Re: bad estimation together with large work_mem generates terrible slow hash joins

From: "Tomas Vondra" <tv(at)fuzzy(dot)cz>
To: "Tom Lane" <tgl(at)sss(dot)pgh(dot)pa(dot)us>
Cc: "Tomas Vondra" <tv(at)fuzzy(dot)cz>, "Robert Haas" <robertmhaas(at)gmail(dot)com>, "pgsql-hackers(at)postgresql(dot)org" <pgsql-hackers(at)postgresql(dot)org>
Subject: Re: bad estimation together with large work_mem generates terrible slow hash joins
Date: 2014-09-11 16:12:33
Message-ID: 2e5de7af7b6f77f862824d483db2bf61.squirrel@sq.gransy.com
Views: Raw Message | Whole Thread | Download mbox | Resend email
Thread:
Lists: pgsql-hackers

On 11 Září 2014, 17:28, Tom Lane wrote:
> "Tomas Vondra" <tv(at)fuzzy(dot)cz> writes:
>> On 11 Z?????? 2014, 16:11, Tom Lane wrote:
>>> Ah. Well, that would mean that we need a heuristic for deciding when
>>> to
>>> increase the number of buckets versus the number of batches ... seems
>>> like a difficult decision.
>
>> That's true, but that's not the aim of this patch. The patch simply
>> increases the number of buckets if the load happens to get too high, and
>> does not try to decide between increasing nbuckets and nbatch.
>
> On further thought, increasing nbuckets without changing the batch
> boundaries would not get us out of an out-of-work_mem situation, in fact
> it makes memory consumption worse not better (assuming you count the
> bucket headers towards work_mem ;-)).

Yes, the patch counts the bucket headers towards work_mem, while the
original code didn't. The reasoning is that due to changing
NTUP_PER_BUCKET from 10 to 1, the memory occupied by buckets is not
negligible and should be accounted for.

> So in principle, the rule seems like it ought to go "if load (defined as
> max bucket chain length, I imagine?) gets too high, but we are still
> well below work_mem, increase nbuckets; else increase nbatch". And
> perhaps we reset nbuckets again for the next batch, not sure. If we
> are dealing with an out-of-work_mem situation then only increasing nbatch
> would be a suitable response.

Almost.

If we expect batching at the very beginning, we size nbuckets for "full
work_mem" (see how many tuples we can get into work_mem, while not
breaking NTUP_PER_BUCKET threshold).

If we expect to be fine without batching, we start with the 'right'
nbuckets and track the optimal nbuckets as we go (without actually
resizing the hash table). Once we hit work_mem (considering the optimal
nbuckets value), we keep the value.

Only at the end, we check whether (nbuckets != nbuckets_optimal) and
resize the hash table if needed. Also, we keep this value for all batches
(it's OK because it assumes full work_mem, and it makes the batchno
evaluation trivial). So the resize happens only once and only for the
first batch.

> Because of the risk that increasing nbuckets would itself lead to a
> work_mem violation, I don't think it's sane to ignore the interaction
> entirely, even in a first patch.

This possibility of increasing the number of batches is the consequence of
counting the buckets towards work_mem. I believe that's the right thing to
do here, to make the work_mem guarantee stronger, but it's not something
this patch depends on. If this is the only concern, we can leave this out.
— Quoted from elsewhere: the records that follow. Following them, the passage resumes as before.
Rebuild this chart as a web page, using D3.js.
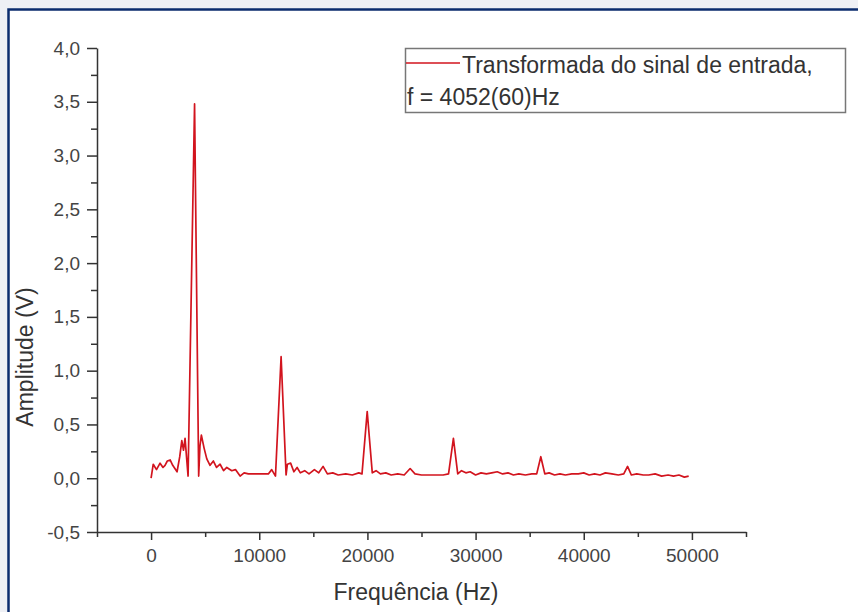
<!DOCTYPE html>
<html>
<head>
<meta charset="utf-8">
<script src="https://cdn.jsdelivr.net/npm/d3@7"></script>
<style>
  body { margin: 0; background: #eef0f5; }
  svg { display: block; font-family: "Liberation Sans", Arial, sans-serif; }
</style>
</head>
<body>
<div id="container"></div>
<script>
/* CONSTANTS AND GLOBALS */
const width = 858,
  height = 612,
  margin = { top: 48, bottom: 80, left: 97, right: 112 };

// spectrum (Hz, V)
const freqHz = [0, 200, 500, 830, 1100, 1290, 1500, 1760, 2000, 2400, 2650, 2840, 3000, 3140, 3420,
  4020, 4400, 4520, 4650, 4900, 5150, 5450, 5760, 6050, 6380, 6700, 7000, 7460, 7800, 8230, 8600,
  9000, 9500, 10000, 10500, 10840, 11150, 11500, 12020, 12480, 12600, 12900, 13200, 13500, 13800,
  14200, 14600, 15100, 15500, 15900, 16300, 16800, 17300, 18000, 18600, 19200, 19500, 19980, 20450,
  20800, 21200, 21700, 22200, 22800, 23400, 23950, 24400, 25000, 25800, 26500, 27000, 27500, 27950,
  28350, 28700, 29100, 29500, 30000, 30500, 31000, 31500, 32000, 32500, 33000, 33500, 34000, 34600,
  35200, 35650, 36030, 36400, 36800, 37300, 37800, 38300, 38900, 39500, 40000, 40500, 41000, 41500,
  42000, 42600, 43200, 43700, 44050, 44400, 44900, 45500, 46000, 46600, 47200, 47800, 48300, 48800,
  49300, 49700];
const ampV = [0.00, 0.13, 0.08, 0.14, 0.10, 0.12, 0.16, 0.17, 0.12, 0.06, 0.20, 0.35, 0.26, 0.37, 0.02,
  3.48, 0.02, 0.30, 0.40, 0.28, 0.18, 0.12, 0.16, 0.10, 0.13, 0.07, 0.10, 0.07, 0.08, 0.02, 0.05,
  0.04, 0.04, 0.04, 0.04, 0.04, 0.08, 0.02, 1.13, 0.03, 0.13, 0.14, 0.06, 0.10, 0.05,
  0.07, 0.04, 0.08, 0.05, 0.11, 0.04, 0.05, 0.03, 0.04, 0.03, 0.05, 0.04, 0.62, 0.05,
  0.07, 0.04, 0.05, 0.03, 0.04, 0.03, 0.09, 0.04, 0.03, 0.03, 0.03, 0.03, 0.04, 0.37,
  0.04, 0.07, 0.05, 0.06, 0.03, 0.05, 0.04, 0.05, 0.06, 0.04, 0.05, 0.03, 0.04, 0.03,
  0.04, 0.04, 0.20, 0.04, 0.05, 0.03, 0.04, 0.03, 0.04, 0.04, 0.05, 0.03, 0.04, 0.03,
  0.05, 0.04, 0.03, 0.04, 0.11, 0.03, 0.04, 0.03, 0.03, 0.04, 0.02, 0.03, 0.02, 0.03,
  0.01, 0.02];

const xMajor = [0, 10000, 20000, 30000, 40000, 50000];
const xMinor = [-5000, 5000, 15000, 25000, 35000, 45000, 55000];
const yMajor = [-0.5, 0, 0.5, 1, 1.5, 2, 2.5, 3, 3.5, 4];
const yMinor = [-0.25, 0.25, 0.75, 1.25, 1.75, 2.25, 2.75, 3.25, 3.75];

const seriesName = "Transformada do sinal de entrada,";
const seriesNote = "f = 4052(60)Hz";

const data = freqHz.map((f, i) => ({ f: f, a: ampV[i] }));

/* SCALES */
const xScale = d3.scaleLinear()
  .domain([-5000, 55000])
  .range([margin.left, width - margin.right]);

const yScale = d3.scaleLinear()
  .domain([-0.5, 4.0])
  .range([height - margin.bottom, margin.top]);

/* HTML ELEMENTS */
const svg = d3.select("#container")
  .append("svg")
  .attr("width", width)
  .attr("height", height);

// white page with blue frame (only left/top edges visible)
svg.append("rect")
  .attr("x", 8.5).attr("y", 9.5)
  .attr("width", width + 20).attr("height", height + 20)
  .attr("fill", "white")
  .attr("stroke", "#0b2c6e")
  .attr("stroke-width", 2.5);

// axes
const xAxisG = svg.append("g")
  .attr("transform", `translate(0,${height - margin.bottom})`)
  .call(d3.axisBottom(xScale).tickValues(xMajor).tickFormat(d => String(d))
    .tickSizeInner(8).tickSizeOuter(0).tickPadding(9));

svg.append("g")
  .attr("transform", `translate(0,${height - margin.bottom})`)
  .call(d3.axisBottom(xScale).tickValues(xMinor).tickFormat("").tickSizeInner(5).tickSizeOuter(0))
  .call(g => g.select(".domain").remove());

const yAxisG = svg.append("g")
  .attr("transform", `translate(${margin.left},0)`)
  .call(d3.axisLeft(yScale).tickValues(yMajor).tickFormat(d => d.toFixed(1).replace(".", ","))
    .tickSizeInner(10).tickSizeOuter(0).tickPadding(7));

svg.append("g")
  .attr("transform", `translate(${margin.left},0)`)
  .call(d3.axisLeft(yScale).tickValues(yMinor).tickFormat("").tickSizeInner(6).tickSizeOuter(0))
  .call(g => g.select(".domain").remove());

svg.selectAll(".domain, .tick line")
  .attr("stroke", "#333")
  .attr("stroke-width", 1.5);

svg.selectAll(".tick text")
  .attr("fill", "#444")
  .style("font-size", "19px");

// line
const line = d3.line()
  .x(d => xScale(d.f))
  .y(d => yScale(d.a));

svg.append("path")
  .datum(data)
  .attr("d", line)
  .attr("fill", "none")
  .attr("stroke", "#d2141e")
  .attr("stroke-width", 1.7)
  .attr("stroke-linejoin", "round");

// axis labels
svg.append("text")
  .attr("transform", "translate(33,357) rotate(-90)")
  .style("text-anchor", "middle")
  .style("font-size", "23px")
  .attr("fill", "#333")
  .text("Amplitude (V)");

svg.append("text")
  .attr("x", 416)
  .attr("y", 600)
  .style("text-anchor", "middle")
  .style("font-size", "23px")
  .attr("fill", "#333")
  .text("Frequência (Hz)");

// legend
const legend = svg.append("g");
legend.append("rect")
  .attr("x", 405.5).attr("y", 48.5)
  .attr("width", 440).attr("height", 64)
  .attr("fill", "white")
  .attr("stroke", "#777")
  .attr("stroke-width", 1.5);

legend.append("line")
  .attr("x1", 406).attr("x2", 460)
  .attr("y1", 63).attr("y2", 63)
  .attr("stroke", "#d2141e")
  .attr("stroke-width", 1.7);

legend.append("text")
  .attr("x", 462).attr("y", 73)
  .style("font-size", "23px")
  .attr("fill", "#333")
  .text(seriesName);

legend.append("text")
  .attr("x", 407).attr("y", 105)
  .style("font-size", "23px")
  .attr("fill", "#333")
  .text(seriesNote);
</script>
</body>
</html>
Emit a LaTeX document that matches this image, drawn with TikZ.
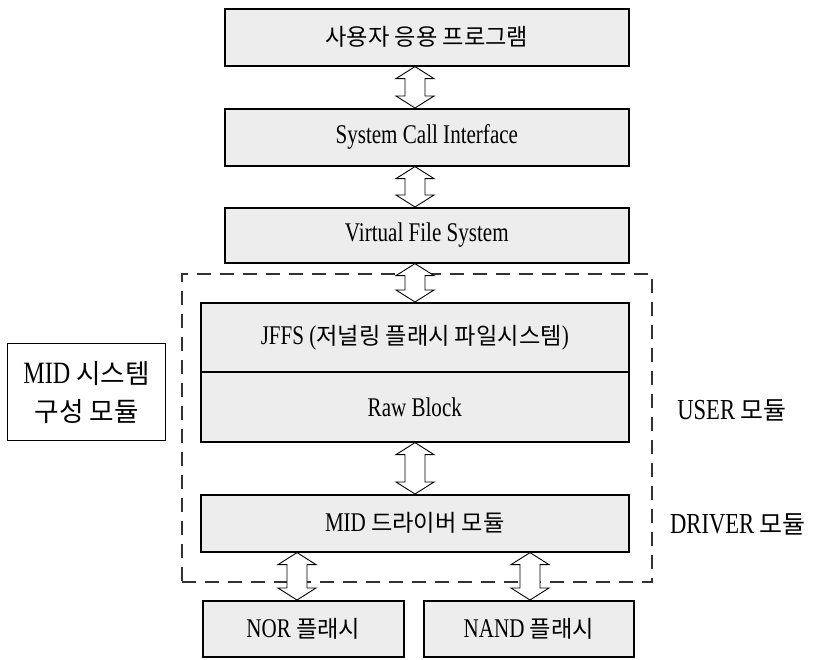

It's also worth mentioning that the dense allocation of tuples makes a
huge difference. palloc easily results in 100% overhead for narrow tuples
(that is, allocating 2x the amount of needed memory). For example over
here [1] is an example of a hashjoin consuming 1.4GB with work_mem=800MB.

And the dense allocation patch pretty much makes this go away (as
demonstrated in the [1]). For wider tuples, the difference is smaller, but
that when the buckets are less important.

What I'm trying to say is that it's only a matter of work_mem values.
Currently, because of the weak guarantee, people tend to set the value
lower than necessary. The dense allocation makes this unnecessary,
allowing higher work_mem values, and thus eliminating the issue.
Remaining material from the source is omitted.